** Begin Records **

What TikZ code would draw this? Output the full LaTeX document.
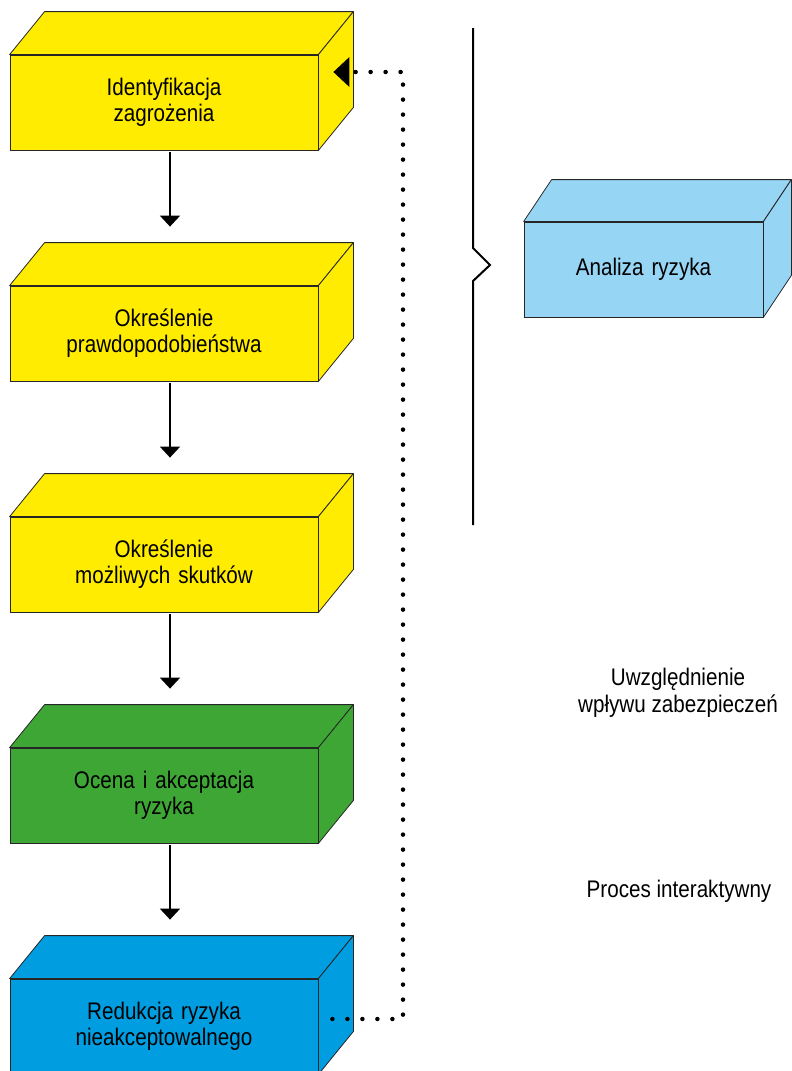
\documentclass[tikz,border=0pt]{standalone}
\usepackage{fontspec}
\setmainfont[FakeStretch=0.86]{Liberation Sans}
\usetikzlibrary{arrows.meta}
\definecolor{riskyellow}{RGB}{255,236,0}
\definecolor{riskgreen}{RGB}{62,166,53}
\definecolor{riskblue}{RGB}{0,158,224}
\definecolor{risklight}{RGB}{151,213,245}
\newcommand{\cubefaces}[3]{% node, fill, depth
	\draw[face, fill=#2] (#1.north west) -- ++(#3) -- ([shift={(#3)}]#1.north east) -- (#1.north east) -- cycle;
	\draw[face, fill=#2] (#1.north east) -- ++(#3) -- ([shift={(#3)}]#1.south east) -- (#1.south east) -- cycle;
}

\begin{document}
\begin{tikzpicture}[
		x=1pt, y=-1pt,
		face/.style={draw=black!85, line width=0.8pt, line join=round},
		cube/.style={draw=black!85, line width=0.8pt, rectangle, minimum width=308pt, minimum height=95pt, text width=300pt, inner sep=0pt, align=center, font=\fontsize{24}{26}\selectfont},
		label/.style={align=center, font=\fontsize{24}{27}\selectfont},
		flow/.style={line width=2pt, -{Triangle[width=20pt,length=11pt]}, shorten <=2pt, shorten >=59pt},
		feedback/.style={line width=4.5pt, line cap=round, dash pattern=on 0pt off 15pt, -{Triangle[width=30pt,length=16pt,line width=0pt]}},
	]
	\useasboundingbox (0,0) rectangle (792,1071);

	\node[cube, fill=riskyellow] (threat_id) at (164,102.5) {Identyfikacja\\zagrożenia};
	\node[cube, fill=riskyellow] (likelihood) at (164,333.5) {Określenie\\prawdopodobieństwa};
	\node[cube, fill=riskyellow] (impact) at (164,564.5) {Określenie\\możliwych skutków};
	\node[cube, fill=riskgreen] (evaluation) at (164,795.5) {Ocena i akceptacja\\ryzyka};
	\node[cube, fill=riskblue] (reduction) at (164,1026.5) {Redukcja ryzyka\\nieakceptowalnego};
	\node[cube, fill=risklight, minimum width=239pt, text width=230pt] (analysis) at (643.5,269.5) {Analiza ryzyka};

	\cubefaces{threat_id}{riskyellow}{35,-43}
	\cubefaces{likelihood}{riskyellow}{35,-43}
	\cubefaces{impact}{riskyellow}{35,-43}
	\cubefaces{evaluation}{riskgreen}{35,-43}
	\cubefaces{reduction}{riskblue}{35,-43}
	\cubefaces{analysis}{risklight}{28,-42}

	\node[label] (safeguards) at (678,693) {Uwzględnienie\\wpływu zabezpieczeń};
	\node[label] (iterative) at (679,891) {Proces interaktywny};

	\draw[flow] ([xshift=6pt]threat_id.south) -- ([xshift=6pt]likelihood.north);
	\draw[flow] ([xshift=6pt]likelihood.south) -- ([xshift=6pt]impact.north);
	\draw[flow] ([xshift=6pt]impact.south) -- ([xshift=6pt]evaluation.north);
	\draw[flow] ([xshift=6pt]evaluation.south) -- ([xshift=6pt]reduction.north);

	% feedback loop back to the first stage
	\coordinate (loop_from) at ([shift={(14,-7.5)}]reduction.east);
	\coordinate (loop_to) at ([shift={(15,-30.5)}]threat_id.east);
	\coordinate (loop_side) at (403,0);
	\draw[feedback] (loop_from) -- (loop_from -| loop_side) -- (loop_side |- loop_to) -- (loop_to);

	% brace of the analysis stages
	\draw[line width=2pt] (473,28) -- (473,248) -- (490,265) -- (473,281) -- (473,525);
\end{tikzpicture}
\end{document}
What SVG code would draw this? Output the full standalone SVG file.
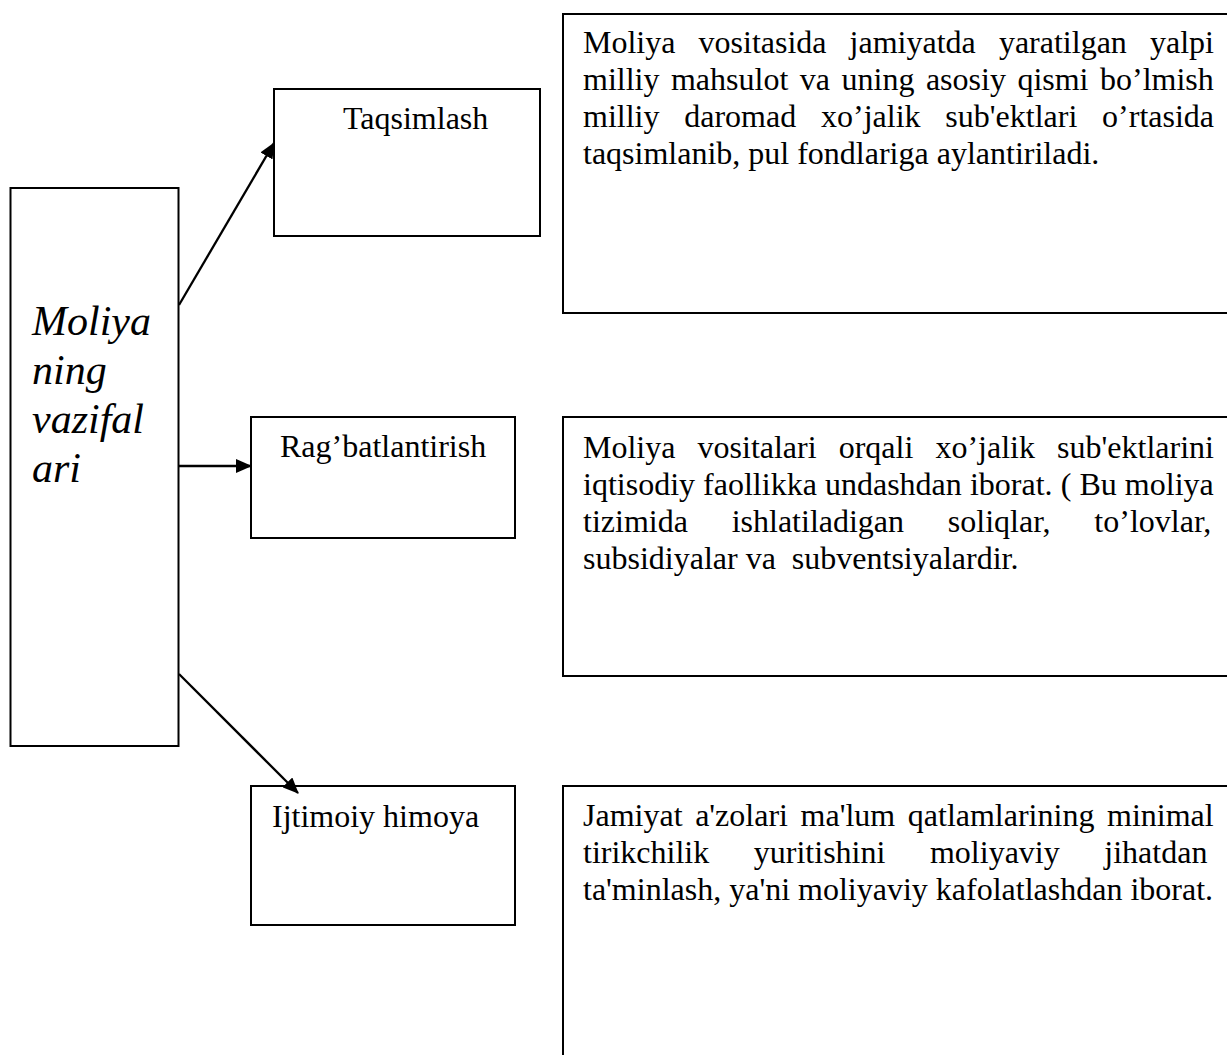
<svg xmlns="http://www.w3.org/2000/svg" width="1227" height="1055" viewBox="0 0 1227 1055">
<style>
.box{fill:#fff;stroke:#000;stroke-width:2}
.t{font-family:"Liberation Serif","Times New Roman",serif;font-size:32px;fill:#000}
.it{font-family:"Liberation Serif","Times New Roman",serif;font-size:42px;font-style:italic;fill:#000}
.con{stroke:#000;stroke-width:2.3;fill:none}
</style>
<defs>
<marker id="ah" markerUnits="userSpaceOnUse" markerWidth="16" markerHeight="14" refX="15" refY="7" orient="auto">
<path d="M0,0 L16,7 L0,14 z" fill="#000"/>
</marker>
</defs>
<rect width="1227" height="1055" fill="#fff"/>
<g id="main">
<rect class="box" x="10.5" y="188" width="168" height="558"/>
<text class="it" x="32" y="335">Moliya</text>
<text class="it" x="32" y="384">ning</text>
<text class="it" x="32" y="433">vazifal</text>
<text class="it" x="32" y="482">ari</text>
</g>
<g id="taqsimlash">
<rect class="box" x="274" y="89" width="266" height="147"/>
<text class="t" x="343" y="129">Taqsimlash</text>
</g>
<g id="ragbat">
<rect class="box" x="251" y="417" width="264" height="121"/>
<text class="t" x="280" y="457">Rag’batlantirish</text>
</g>
<g id="ijtimoiy">
<rect class="box" x="251" y="786" width="264" height="139"/>
<text class="t" x="272" y="827">Ijtimoiy himoya</text>
</g>
<g id="desc1">
<rect class="box" x="563" y="14" width="700" height="299"/>
<text class="t" x="583" y="53" word-spacing="15.1">Moliya vositasida jamiyatda yaratilgan yalpi</text>
<text class="t" x="583" y="90" word-spacing="3.5">milliy mahsulot va uning asosiy qismi bo’lmish</text>
<text class="t" x="583" y="127" word-spacing="16.8">milliy daromad xo’jalik sub'ektlari o’rtasida</text>
<text class="t" x="583" y="164">taqsimlanib, pul fondlariga aylantiriladi.</text>
</g>
<g id="desc2">
<rect class="box" x="563" y="417" width="700" height="259"/>
<text class="t" x="583" y="458" word-spacing="14.1">Moliya vositalari orqali xo’jalik sub'ektlarini</text>
<text class="t" x="583" y="495" word-spacing="0.1">iqtisodiy faollikka undashdan iborat. ( Bu moliya</text>
<text class="t" x="583" y="532" word-spacing="35.8">tizimida ishlatiladigan soliqlar, to’lovlar,</text>
<text class="t" x="583" y="569" xml:space="preserve">subsidiyalar va  subventsiyalardir.</text>
</g>
<g id="desc3">
<rect class="box" x="563" y="786" width="700" height="320"/>
<text class="t" x="583" y="826" word-spacing="4.6">Jamiyat a'zolari ma'lum qatlamlarining minimal</text>
<text class="t" x="583" y="863" word-spacing="36.6">tirikchilik yuritishini moliyaviy jihatdan</text>
<text class="t" x="583" y="900">ta'minlash, ya'ni moliyaviy kafolatlashdan iborat.</text>
</g>
<g id="connectors">
<line class="con" x1="179" y1="305" x2="274" y2="143" marker-end="url(#ah)"/>
<line class="con" x1="179" y1="466" x2="251" y2="466" marker-end="url(#ah)"/>
<line class="con" x1="179" y1="674" x2="298" y2="793" marker-end="url(#ah)"/>
</g>
</svg>
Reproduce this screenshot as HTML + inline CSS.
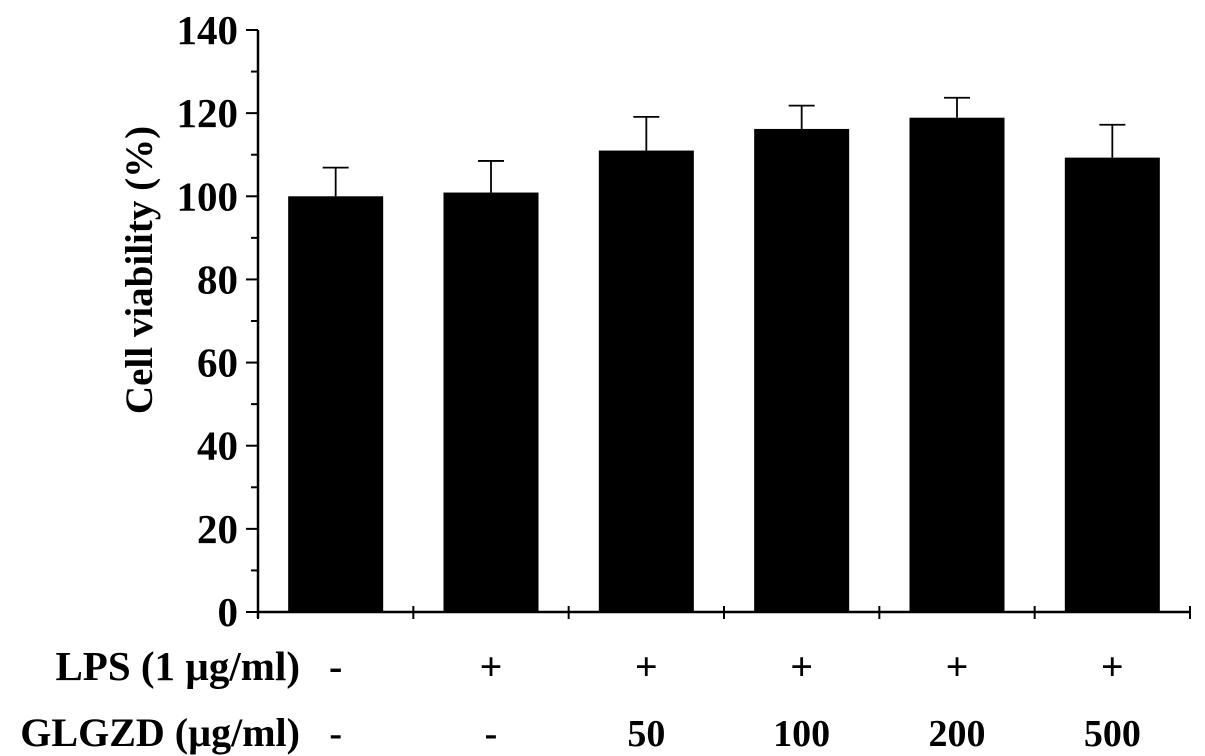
<!DOCTYPE html>
<html><head><meta charset="utf-8"><style>
html,body{margin:0;padding:0;background:#fff;}
svg{display:block;font-family:"Liberation Serif",serif;font-weight:bold;}
</style></head><body>
<svg id="chart" width="1205" height="756" viewBox="0 0 1205 756"></svg>
<script>
const categories = ["ctrl","lps","g50","g100","g200","g500"];
const values = [100, 100.9, 111, 116.2, 118.9, 109.3];
const errors = [6.9, 7.6, 8.1, 5.6, 4.8, 7.9];
const yTicks = [0,20,40,60,80,100,120,140];
const lpsLabels = ["-","+","+","+","+","+"];
const glgzdLabels = ["-","-","50","100","200","500"];

const NS="http://www.w3.org/2000/svg";
const svg=document.getElementById('chart');
const x0=258, x1=1190, y0=612, yTop=30, ymax=140;
const y=v=>y0-(v/ymax)*(y0-yTop);
const band=(x1-x0)/categories.length;
const xc=i=>x0+band*(i+0.5);
function mk(t,a,p){const e=document.createElementNS(NS,t);for(const k in a)e.setAttribute(k,a[k]);(p||svg).appendChild(e);return e;}

let e;
e=mk('line',{x1:x0,y1:y0,x2:x1,y2:y0,stroke:'#000','stroke-width':2.5});


e=mk('line',{x1:x0,y1:yTop,x2:x0,y2:y0+6,stroke:'#000','stroke-width':2.5});



for(let v=0;v<=ymax;v+=10){
  const major=v%20===0;
  e=mk('line',{x1:x0-(major?12:7),y1:y(v),x2:x0,y2:y(v),stroke:'#000','stroke-width':2});
  
  
}
yTicks.forEach(v=>{
  e=mk('text',{x:x0-20,y:y(v)+14,'text-anchor':'end','font-size':41});
  e.textContent=v;
  
  
});
for(let i=0;i<=categories.length;i++){
  const xx=x0+band*i;
  e=mk('line',{x1:xx,y1:y0-6,x2:xx,y2:y0+7,stroke:'#000','stroke-width':2});
  
  
}
const bw=95;
categories.forEach((c,i)=>{
  const cx=xc(i);
  const ey=y(values[i]+errors[i]);
  e=mk('line',{x1:cx,y1:y(values[i]),x2:cx,y2:ey,stroke:'#000','stroke-width':1.8});
  
  
  e=mk('line',{x1:cx-13,y1:ey,x2:cx+13,y2:ey,stroke:'#000','stroke-width':1.8});
  
  
  e=mk('rect',{x:cx-bw/2,y:y(values[i]),width:bw,height:y0-y(values[i]),fill:'#000'});
  
  
  e=mk('text',{x:cx,y:680,'text-anchor':'middle','font-size':40});
  e.textContent=lpsLabels[i];
  
  
  e=mk('text',{x:cx,y:746,'text-anchor':'middle','font-size':38});
  e.textContent=glgzdLabels[i];
  
  
});
e=mk('text',{x:300,y:680,'text-anchor':'end','font-size':41});
e.textContent="LPS (1 µg/ml)";


e=mk('text',{x:300,y:746,'text-anchor':'end','font-size':40});
e.textContent="GLGZD (µg/ml)";


e=mk('text',{x:0,y:0,'text-anchor':'middle','font-size':39,transform:'translate(152,270) rotate(-90)'});
e.textContent="Cell  viability  (%)";


</script>
</body></html>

** End Records **

Return every line holding the word "this" from the records.

[Task result]:
What TikZ code would draw this? Output the full LaTeX document.
What SVG code would draw this? Output the full standalone SVG file.
Reproduce this screenshot as HTML + inline CSS.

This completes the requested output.